Había fracasado en su intento de ingresar en la Academia de Bellas Artes de Viena, porque sus bocetos no estaban a la altura de las exigencias, y la Facultad de Arquitectura también le rechazó por tener calificaciones demasiado bajas. Y ahora, sin ganas de incorporarse al mundo laboral, malvivía con los ahorros de su ya fallecida madre, los cuales se habían agotado prácticamente, en una diminuta pensión para huérfanos en la que había conseguido entrar gracias al trabajo de su padre en el Departamento de Aduanas, empleo que pronto tocaría a su fin.
Los que le conocieron aquel año en Viena no comprendían la contradicción entre su apariencia bien educada, su lenguaje culto, su comportamiento seguro y la existencia miserable que llevaba, y lo consideraban altivo y pretencioso. No era ni lo uno ni lo otro. Simplemente no encajaba en el orden burgués... En el corazón de una ciudad corrupta, mi amigo se rodeó de un muro infranqueable de principios férreos que le permitían construirse una libertad interior a pesar de todas las tentaciones que le rodeaban. Recorría su camino sin inmutarse por lo que sucedía a su alrededor. Siguió siendo un hombre solitario, y conservaba con espíritu de asceta «la sagrada llama de la vida».2
Abandonado a sus propios recursos e incapaz de entablar amistades, Hitler se convirtió en un personaje cada vez más solitario y amargado. Su decepción se había agudizado a causa del sorprendente éxito que Gustl Kubizek había alcanzado en el Conservatorio. Pero a despecho de su falta de perspectivas, se había obligado a sí mismo a llevar adelante estudios autodidactas con enorme determinación.

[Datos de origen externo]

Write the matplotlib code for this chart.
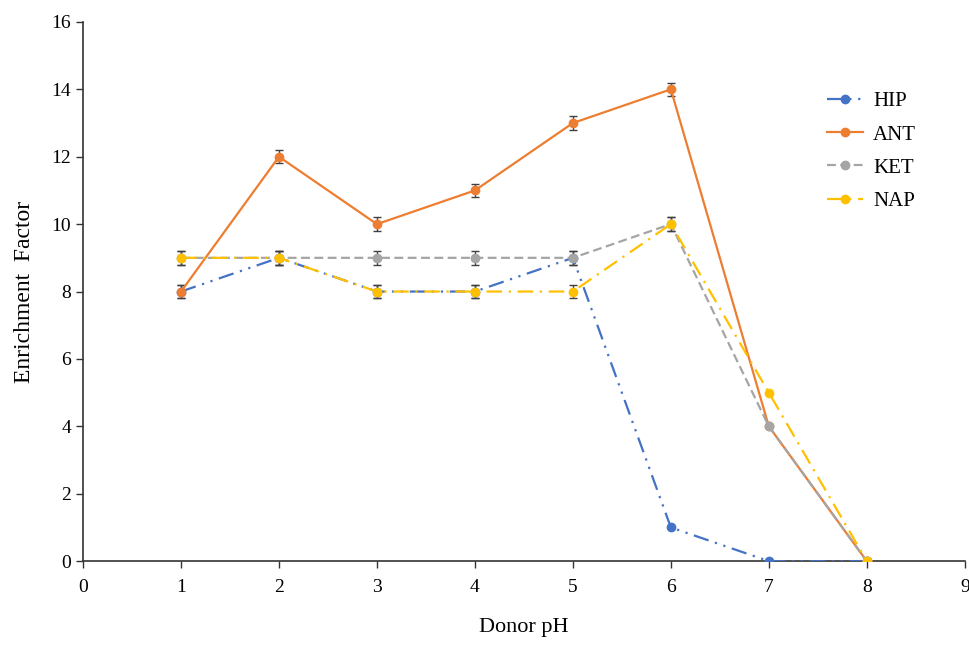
import numpy as np
import matplotlib.pyplot as plt

plt.rcParams['font.family'] = ['Liberation Serif', 'DejaVu Serif']

ph = [1, 2, 3, 4, 5, 6, 7, 8]
hip = [8, 9, 8, 8, 9, 1, 0, 0]
ant = [8, 12, 10, 11, 13, 14, 4, 0]
ket = [9, 9, 9, 9, 9, 10, 4, 0]
nap = [9, 9, 8, 8, 8, 10, 5, 0]
err = 0.2

fig = plt.figure(figsize=(9.7, 6.45), dpi=100)
ax = fig.add_axes([0.0856, 0.130, 0.909, 0.836])

series = [
    ("HIP", hip, "#4472C4", (0, (7, 3, 1, 3, 1, 3)), 5),
    ("ANT", ant, "#ED7D31", "-", 6),
    ("KET", ket, "#A5A5A5", (0, (4, 2)), 6),
    ("NAP", nap, "#FFC000", (0, (7, 3, 1, 3)), 6),
]

for name, vals, color, ls, nerr in series:
    ax.errorbar(ph[:nerr], vals[:nerr], yerr=err, fmt="none", ecolor="#404040",
                elinewidth=1, capsize=3, capthick=1, zorder=2)
    ax.plot(ph, vals, color=color, linestyle=ls, linewidth=1.6, marker="o",
            markersize=6, label=name, zorder=3)

ax.set_xlim(0, 9)
ax.set_ylim(0, 16)
ax.set_xticks(range(0, 10))
ax.set_yticks(range(0, 17, 2))
ax.spines["top"].set_visible(False)
ax.spines["right"].set_visible(False)
for s in ("left", "bottom"):
    ax.spines[s].set_color("#333333")
    ax.spines[s].set_linewidth(1.2)
ax.tick_params(axis="both", direction="out", length=5, width=1, labelsize=14,
               colors="#333333", labelcolor="black")
ax.tick_params(axis="x", pad=8)

ax.set_xlabel("Donor pH", fontsize=16, labelpad=16)
ax.set_ylabel("Enrichment  Factor", fontsize=17, labelpad=12)

ax.legend(loc="upper left", bbox_to_anchor=(0.823, 0.905), frameon=False,
          fontsize=15, handlelength=1.7, handletextpad=0.5, labelspacing=0.65)

fig.savefig("out.png", dpi=100)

Nadie podía acusarle de inactividad durante aquel año, aunque muchos creían que sus esfuerzos iban mal encaminados.
Pasaba muchas horas en la Biblioteca Hof estudiando mitología nórdica y teutona y profundizando en la historia, literatura y filosofía alemana. Pero Hitler consagraba sus mayores esfuerzos a la arquitectura y realizaba proyectos que jamás tendrían la oportunidad de ser puestos en práctica:
La antigua ciudad imperial se transformó, en la mesa de dibujo de un joven de diecinueve años que vivía en un cuartucho poco higiénico del barrio de Mariahilf, en una ciudad espaciosa y resplandeciente con viviendas de cinco, ocho y dieciséis habitaciones para familias de la clase trabajadora.